Given the complexities of budgeting in the country, it is unsurprising that public would struggle with keeping informed. There are 14 separate central government budgets, each controlled by a different parliament and a different ministry of finance. A collective Euro 4.72 billion (9.28 billion KM) is spent through these budgets each year, but public money is rarely discussed in terms of the total amount available to the state.
For the CPI Foundation, which works to publish budget data and analysis that is accessible to citizens and relevent to their needs, addressing the low levels of budget literacy in Bosnia and Herzegovina has been an urgent challenge. We needed to divise a way to focus people’s attention on the importance of budgets that was simple and accessible to those with little knowledge of public finance.
Counting Public Spending…in Public
To capture the public’s attention, and underline the importance of budgets, we decided to intall a digital counter displaying how much public money the government is spending. Located on a busy street at the heart of the capital Sarajevo, the counter gives a second-by-second update of expenditure across all central budgets in Bosnia and Herzegovina.
The counter doesn’t display budget information in real-time, but rather total annual expenditure averaged for each second of the year. Its effect, however, has been powerful. In the time it takes a passer by to complete their shopping, hundreds of thousands of Euro are shown to have passed through government coffers. Many are surprised at the scale of public spending; when interviewed by the media organization Balkan Insight, a street vendor pointed to the counter and shouted “Look at this! They spend almost a million KM [500 thousand euros] an hour!”
Bosnian media now uses the counter as a backdrop to all their stories related to public finance and it is frequently featured on national prime time news. Crucially, the counter serves as a constant reminder of the importance of public finance issues and helps to position the CPI foundations as a go to source for information on budgets.
Making the Most of the Counter
Getting the project off the ground wasn’t easy. It took us over a year to obtain the urban planning permissions necessary for us to install the counter in the public square. The display itself had to be tailor made by local electronic companies and must to be recalibrated each year using publicly available data from the government and the international financial institutions.

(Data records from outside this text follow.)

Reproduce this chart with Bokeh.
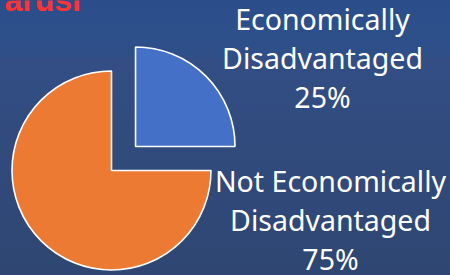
import numpy as np
from bokeh.plotting import figure
from bokeh.models import ColumnDataSource
from bokeh.core.properties import value
from bokeh.embed import file_html
from bokeh.resources import INLINE

# ---- data ----
categories = ["Economically\nDisadvantaged", "Not Economically\nDisadvantaged"]
values = [25, 75]
colors = ["#4570c8", "#ed7a33"]
explode = [34, 0]          # pixel offset of each slice along its mid-angle
title_fragment = "arusi"

W, H = 450, 275
p = figure(width=W, height=H, x_range=(0, W), y_range=(0, H),
           output_backend="svg", toolbar_location=None, min_border=0,
           background_fill_alpha=0, border_fill_alpha=0, outline_line_color=None)
p.axis.visible = False
p.grid.visible = False

cx, cy, r = 111, 105, 99.5
total = float(sum(values))
fr = np.array(values) / total
cum = np.concatenate([[0], np.cumsum(fr)])
# clockwise from 12 o'clock
end_ang = np.pi / 2 - cum[:-1] * 2 * np.pi
start_ang = np.pi / 2 - cum[1:] * 2 * np.pi
mid = (start_ang + end_ang) / 2
xs = cx + np.array(explode) * np.cos(mid)
ys = cy + np.array(explode) * np.sin(mid)

src = ColumnDataSource(dict(x=xs, y=ys, start=start_ang, end=end_ang, color=colors))
p.wedge(x="x", y="y", radius=r, start_angle="start", end_angle="end",
        fill_color="color", line_color="white", line_width=1.6, source=src)

# labels
label_pos = [(322, H - 18), (330, H - 180)]
line_gap = 39
lx, ly, lt = [], [], []
for cat, v, (px, py) in zip(categories, values, label_pos):
    lines = cat.split("\n") + [f"{v}%"]
    for i, t in enumerate(lines):
        lx.append(px)
        ly.append(py - i * line_gap)
        lt.append(t)
p.text(x=lx, y=ly, text=lt, text_align="center", text_baseline="alphabetic",
       text_color="#ffffff", text_font=value("Noto Sans"), text_font_size="28.5px")

# cut-off title fragment at top-left
p.text(x=[4], y=[H + 1], text=[title_fragment], text_align="left",
       text_baseline="alphabetic", text_color="#ff3333",
       text_font=value("Liberation Sans"), text_font_style="bold",
       text_font_size="32px")

html = file_html(p, INLINE)
style = ("<style>html,body{margin:0;padding:0;overflow:hidden;}"
         "body{background:linear-gradient(to bottom,#2b4e8b 0px,#2e4f88 57px,"
         "#324e84 58px,#2f4672 275px);}</style>")
html = html.replace("</head>", style + "</head>", 1)
open("out.html", "w").write(html)
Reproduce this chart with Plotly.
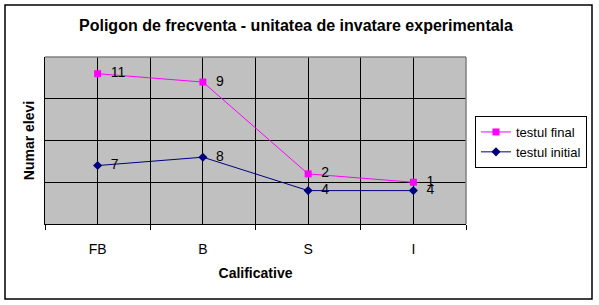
import plotly.graph_objects as go

categories = ["FB", "B", "S", "I"]
testul_initial = [7, 8, 4, 4]
testul_final = [11, 9, 2, 1]

xpos = list(range(len(categories)))
FONT = "Liberation Sans, Arial"

fig = go.Figure()
fig.add_trace(go.Scatter(
    x=xpos, y=testul_initial, name="testul initial", stackgroup="s", fill="none",
    mode="lines+markers+text", text=["  " + str(v) for v in testul_initial],
    textposition="middle right", textfont=dict(family=FONT, size=14, color="black"),
    line=dict(color="#000080", width=1), marker=dict(symbol="diamond", size=7, color="#000080"),
))
fig.add_trace(go.Scatter(
    x=xpos, y=testul_final, name="testul final", stackgroup="s", fill="none",
    mode="lines+markers+text", text=["  " + str(v) for v in testul_final],
    textposition="middle right", textfont=dict(family=FONT, size=14, color="black"),
    line=dict(color="#FF00FF", width=1), marker=dict(symbol="square", size=7, color="#FF00FF"),
))

L, R, T, B = 45, 133, 57, 81
W, H = 599, 305
pw, ph = W - L - R, H - T - B
def px(x):
    return (x - L) / pw
def py(y):
    return (H - B - y) / ph

fig.update_layout(
    width=W, height=H, margin=dict(l=L, r=R, t=T, b=B, autoexpand=False),
    paper_bgcolor="white", plot_bgcolor="#C0C0C0",
    font=dict(family=FONT, size=14, color="black"),
    title=dict(text="<b>Poligon de frecventa - unitatea de invatare experimentala</b>",
               x=296 / W, xanchor="center", y=1 - 25 / H, yanchor="middle",
               font=dict(size=16)),
    showlegend=True,
    legend=dict(x=px(475), xanchor="left", y=py(116), yanchor="top",
                bordercolor="black", borderwidth=1, bgcolor="white",
                traceorder="reversed", font=dict(size=13),
                tracegroupgap=0, itemwidth=30),
    xaxis=dict(range=[-0.5, len(categories) - 0.5], tickvals=xpos, ticktext=categories,
               showgrid=True, gridcolor="black", gridwidth=1, ticks="",
               showline=True, linecolor="black", linewidth=1, zeroline=False,
               tickfont=dict(size=14), ticklabelstandoff=12,
               minor=dict(tickvals=[i - 0.5 for i in range(len(categories) + 1)],
                          showgrid=True, gridcolor="black", gridwidth=1,
                          ticks="outside", ticklen=5, tickcolor="black"),
               title=dict(text="<b>Calificative</b>", font=dict(size=14), standoff=12)),
    yaxis=dict(range=[0, 20], dtick=5, showticklabels=False, showgrid=True,
               gridcolor="black", gridwidth=1, ticks="", zeroline=False,
               showline=True, linecolor="black", linewidth=1,
               title=dict(text="<b>Numar elevi</b>", font=dict(size=14), standoff=6)),
    shapes=[
        dict(type="line", xref="paper", yref="paper", x0=0, x1=1, y0=1, y1=1,
             line=dict(color="#808080", width=1.5), layer="above"),
        dict(type="line", xref="paper", yref="paper", x0=1, x1=1, y0=0, y1=1,
             line=dict(color="#808080", width=1.5), layer="above"),
        dict(type="rect", xref="paper", yref="paper", x0=px(5), x1=px(592),
             y0=py(299), y1=py(5), line=dict(color="black", width=1.5)),
    ],
)

fig.write_html("out.html")
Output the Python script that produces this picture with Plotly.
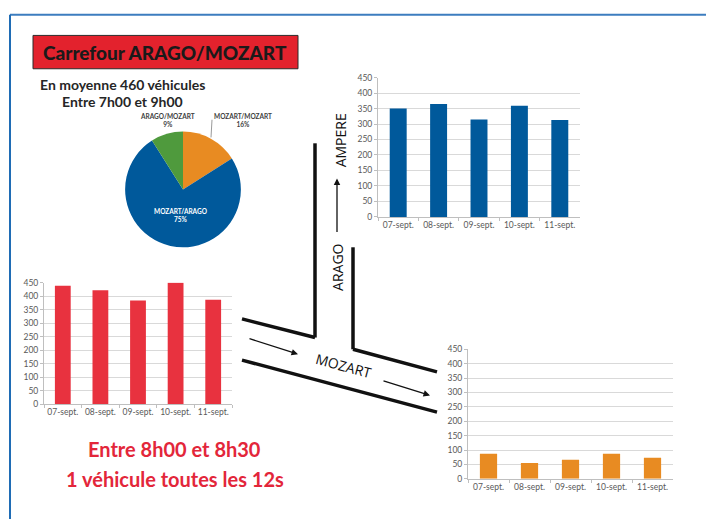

Yet the effort has paid off. The counter continually provides opportunities for us to engage the wider public on budget issues. For example, in April this year we issued a press release saying “From the beginning of the year the counter has already enumerated 3 billion, how much have you, as a citizen, benefited from that?” Similarly, at the start of each year we issue a press release with the photo of the counter along with commentary on public spending in the country during the year.
An Entry Point to Learning More About Budgets
While it is important people understand what resources are available to the government, total spending only tells part of the country’s budget story. Yet by keeping the information on display simple and easy for everyone can understand, the counter has been the perfect entry point for people to learn more.
CPI Foundation is the only organization in Bosnia and Herzegovina that provides the public with access to the budgetary and extrabudgetary information across different levels of government Our research and analysis is relevant to the lives of everyone living in the country. By grabbing people’s attention and using the media in strategic ways, we have sparked conversations that go far beyond simple expenditure. We have also shown government decision makers that civil society and the public are interested in budgets and care about how public money is spent.